Morrisons intends to use the cash proceeds of £1.8bn (after fees and expenses related to the Transaction) to strengthen its capital structure and repay certain of its debt obligations. Whilst the Company may elect to apply up to £1bn proceeds towards reinvestment, it intends to explore if there are efficient opportunities to apply proceeds to debt reduction, which may include bilateral discussions with debt holders, tender offers, open market purchases or redemptions of its debt instruments across the entire capital structure. The Company intends to use part of the proceeds to repay the Facility A loan under its senior facilities agreement in its entirety without delay.

HSBC Bank plc and Rabobank acted as financial advisors to Morrisons in connection with the Transaction. Kirkland & Ellis and Eversheds acted as legal advisors and Deloitte acted as accounting advisors to Morrisons.  

About Morrisons:

Headquartered in Bradford since 1899, Morrisons is a British food retailer with more than 100,000 colleagues in approximately 500 supermarkets and 1,000 convenience stores, in addition to wholesale supply arrangements to approximately 300 franchise sites. We are British farming's single biggest direct customer with all Morrisons branded fresh meat and everything on our butchers' counters being 100% British. Foodmakers and shopkeepers are at the heart of everything we do. See also our website: https://www.morrisons-corporate.com/

Important Notice:

This announcement contains information that qualified or may have qualified as inside information for the purposes of Article 7 of the Market Abuse Regulation (EU) 596/2014 as it forms part of UK domestic law by virtue of the European Union (Withdrawal) Act 2018, as amended ("MAR"), and it is disclosed in accordance with the Company's obligations under Article 17 of MAR. This announcement is made by Jonathan Burke, Company Secretary of the Company. This announcement is for informational purposes only and does constitute or form any part of any offer or invitation to sell or issue, or any solicitation of an offer to purchase or subscribe for, any securities of the Company or its group. This announcement is not for publication, distribution or release, directly or indirectly, in or into any jurisdiction in which the publication, distribution or release would be unlawful.

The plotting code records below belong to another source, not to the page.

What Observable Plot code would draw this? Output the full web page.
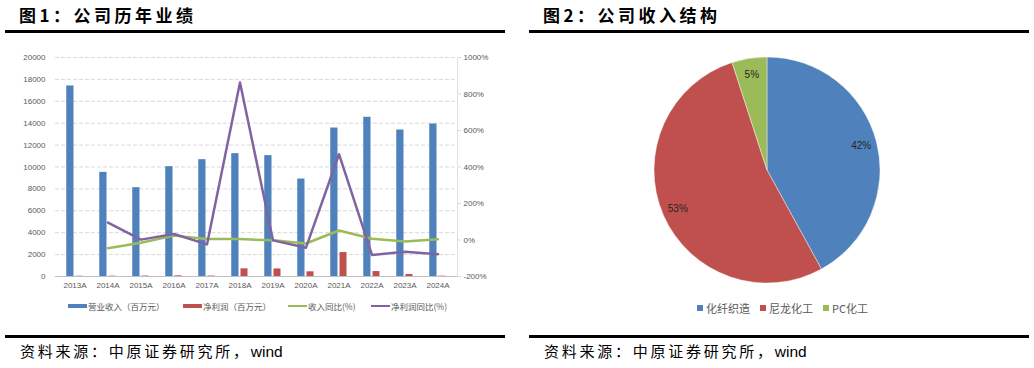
<!DOCTYPE html>
<html><head><meta charset="utf-8">
<script src="https://cdn.jsdelivr.net/npm/d3@7"></script>
<script src="https://cdn.jsdelivr.net/npm/@observablehq/plot@0.6"></script>
<style>
html,body{margin:0;padding:0;background:#fff;width:1034px;height:368px;overflow:hidden;position:relative;font-family:"Noto Sans CJK SC","Liberation Sans",sans-serif;}
.abs{position:absolute;}
.title{font-size:17px;font-weight:bold;color:#000;line-height:17px;white-space:nowrap;letter-spacing:3.5px;}
.rule{height:3px;background:#000;}
.src{font-size:15px;color:#000;line-height:15px;white-space:nowrap;letter-spacing:2.75px;}
.src span{font-family:"Liberation Sans",sans-serif;font-size:15.5px;letter-spacing:0;}
.leg{font-size:8.5px;color:#595959;line-height:10px;white-space:nowrap;display:flex;align-items:center;}
.leg2{font-size:11px;color:#595959;line-height:12px;white-space:nowrap;display:flex;align-items:center;}
.sw{display:inline-block;margin-right:1px;}
</style></head><body>
<div class="abs title" style="left:19px;top:6px;">图1：公司历年业绩</div>
<div class="abs rule" style="left:5px;top:29.5px;width:500px;"></div>
<div class="abs title" style="left:543px;top:6px;">图2：公司收入结构</div>
<div class="abs rule" style="left:529px;top:29.5px;width:500px;"></div>
<div id="chartA" class="abs" style="left:0;top:40px;"></div>
<div id="chartB" class="abs" style="left:0;top:40px;"></div>
<div id="legA"></div>
<div id="pie" class="abs" style="left:640px;top:50px;"></div>
<div id="legB"></div>
<div class="abs rule" style="left:5px;top:334.5px;width:500px;"></div>
<div class="abs rule" style="left:529px;top:334.5px;width:500px;"></div>
<div class="abs src" style="left:20px;top:343px;">资料来源：中原证券研究所，<span>wind</span></div>
<div class="abs src" style="left:544px;top:343px;">资料来源：中原证券研究所，<span>wind</span></div>
<script>
// ---- data ----
const years = ["2013A","2014A","2015A","2016A","2017A","2018A","2019A","2020A","2021A","2022A","2023A","2024A"];
const revenue = [17400, 9510, 8110, 10030, 10670, 11220, 11040, 8900, 13560, 14540, 13380, 13930];
const netProfit = [25, 30, 40, 60, 40, 700, 690, 430, 2190, 450, 180, 30];
const revenueYoY = [null, -45, -15, 24, 6, 5, -2, -19, 52, 7, -8, 4];
const profitYoY = [null, 95, 2, 33, -24, 863, -2, -42, 470, -82, -64, -78];
const leftTicks = [0, 2000, 4000, 6000, 8000, 10000, 12000, 14000, 16000, 18000, 20000];
const rightTicks = [-200, 0, 200, 400, 600, 800, 1000];
const seriesNames = ["营业收入（百万元）", "净利润（百万元）", "收入同比(%)", "净利润同比(%)"];
const segments = ["化纤织造", "尼龙化工", "PC化工"];
const shares = [42, 53, 5];

// ---- styles ----
const C = {rev:"#4F81BD", prof:"#C0504D", revY:"#9BBB59", profY:"#8064A2"};
const segColors = ["#4F81BD", "#C0504D", "#9BBB59"];
const font = '"Liberation Sans","Noto Sans CJK SC",sans-serif';

const table = years.map((year, i) => ({year, revenue: revenue[i], profit: netProfit[i], revYoY: revenueYoY[i], profYoY: profitYoY[i]}));

const dims = {width:510, height:260, marginLeft:55, marginRight:53, marginTop:17, marginBottom:24};
const style = {fontSize:"8px", fontFamily:font, color:"#595959", background:"transparent", overflow:"visible"};

const chartA = Plot.plot({
  ...dims, style,
  x:{type:"band", domain:years, padding:0, label:null},
  y:{domain:[0,20000], label:null},
  marks:[
    Plot.ruleY(leftTicks.filter(d => d > 0), {stroke:"#D9D9D9", strokeDasharray:"4,2"}),
    Plot.barY(table, {x:"year", y:"revenue", fill:C.rev, insetLeft:8.25, insetRight:17.5}),
    Plot.barY(table, {x:"year", y:"profit", fill:C.prof, insetLeft:17.5, insetRight:8.5}),
    Plot.ruleY([0], {stroke:"#BFBFBF"}),
    Plot.axisX({tickSize:0, tickPadding:6, label:null}),
    Plot.axisY(leftTicks, {tickSize:0, tickPadding:10, label:null, tickFormat:d => String(d)})
  ]
});
document.getElementById("chartA").append(chartA);

const chartB = Plot.plot({
  ...dims, style,
  x:{type:"band", domain:years, padding:0, axis:null},
  y:{domain:[-200,1000], label:null},
  marks:[
    Plot.lineY(table, {x:"year", y:"revYoY", stroke:C.revY, strokeWidth:2.5}),
    Plot.lineY(table, {x:"year", y:"profYoY", stroke:C.profY, strokeWidth:2.5}),
    Plot.axisY(rightTicks, {anchor:"right", tickSize:3, tickPadding:3, stroke:"#D9D9D9", label:null, tickFormat:d => d + "%"}),
    Plot.frame({anchor:"right", stroke:"#E3E0D6"})
  ]
});
document.getElementById("chartB").append(chartB);

// legend for chart 1
const legA = document.getElementById("legA");
const legPos = [68, 183, 288, 371];
const legKinds = [["bar",C.rev],["bar",C.prof],["line",C.revY],["line",C.profY]];
seriesNames.forEach((name, i) => {
  const d = document.createElement("div");
  d.className = "abs leg";
  d.style.left = legPos[i] + "px"; d.style.top = "301px";
  const sw = document.createElement("span");
  sw.className = "sw";
  sw.style.width = "19px";
  sw.style.height = legKinds[i][0] === "bar" ? "4.5px" : "2.5px";
  sw.style.background = legKinds[i][1];
  d.append(sw, document.createTextNode(name));
  legA.append(d);
});

// pie chart
const pieW = 254, pieH = 240, R = 113;
const pie = Plot.plot({
  width:pieW, height:pieH, margin:0,
  style:{background:"transparent", overflow:"visible"},
  marks:[
    (index, scales, values, dimensions) => {
      const g = d3.create("svg:g").attr("transform", `translate(${dimensions.width/2},${dimensions.height/2})`);
      const arcs = d3.pie().sort(null).value(d => d)(shares);
      const arc = d3.arc().innerRadius(0).outerRadius(R);
      const lab = d3.arc().innerRadius(R*0.86).outerRadius(R*0.86);
      g.selectAll("path").data(arcs).join("path")
        .attr("d", arc).attr("fill", (d, i) => segColors[i])
        .attr("stroke", "#ffffff").attr("stroke-width", 0.6).attr("stroke-opacity", 0.7);
      g.selectAll("text").data(arcs).join("text")
        .attr("transform", d => `translate(${lab.centroid(d)})`)
        .attr("text-anchor", "middle").attr("dy", "0.35em")
        .attr("font-family", font).attr("font-size", "10px").attr("fill", "#262626")
        .text(d => d.data + "%");
      return g.node();
    }
  ]
});
document.getElementById("pie").append(pie);

// legend for pie
const legB = document.getElementById("legB");
const legBPos = [697, 760, 823];
segments.forEach((name, i) => {
  const d = document.createElement("div");
  d.className = "abs leg2";
  d.style.left = legBPos[i] + "px"; d.style.top = "302px";
  const sw = document.createElement("span");
  sw.className = "sw";
  sw.style.width = "6px"; sw.style.height = "6px"; sw.style.marginRight = "3px";
  sw.style.background = segColors[i];
  d.append(sw, document.createTextNode(name));
  legB.append(d);
});
</script>
</body></html>
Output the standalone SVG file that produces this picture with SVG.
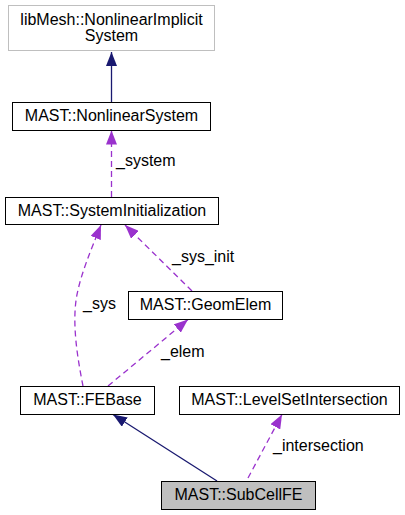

Forward-Looking Statements:

This announcement may contain "forward-looking statements" concerning the Company and its current expectations and projections about future events. Generally, the words "will", "may", "should", "could", "would", "can", "continue", "opportunity", "believes", "expects", "intends", "anticipates", "estimates" or similar expressions identify forward-looking statements. The forward-looking statements involve risks, assumptions and uncertainties (such as the completion of the transactions described in this announcement), including both economic and business risk factors that could cause actual events or results to differ materially from any expected future events or results expressed or implied by these forward-looking statements. The information contained in this announcement is subject to change without notice and, except as required by applicable law, the Company undertakes no obligation or responsibility to update or review any forward-looking statements whether as a result of new information, future events or otherwise. Readers should not place undue reliance on forward-looking statements, which speak only as at the date of this announcement.

Disclaimer:

HSBC Bank plc ("HSBC") is acting as financial adviser to Morrisons in connection with the Transaction and will not be responsible to anyone other than Morrisons for providing the protections afforded to clients of HSBC, or for providing advice in connection with the Transaction.

Coöperatieve Rabobank U.A., acting through its Mergers & Acquisitions department ("Rabobank"), is acting as financial adviser to Morrisons in connection with the Transaction and will not be responsible to anyone other than Morrisons for providing the protections afforded to clients of Rabobank, or for providing advice in connection with the Transaction.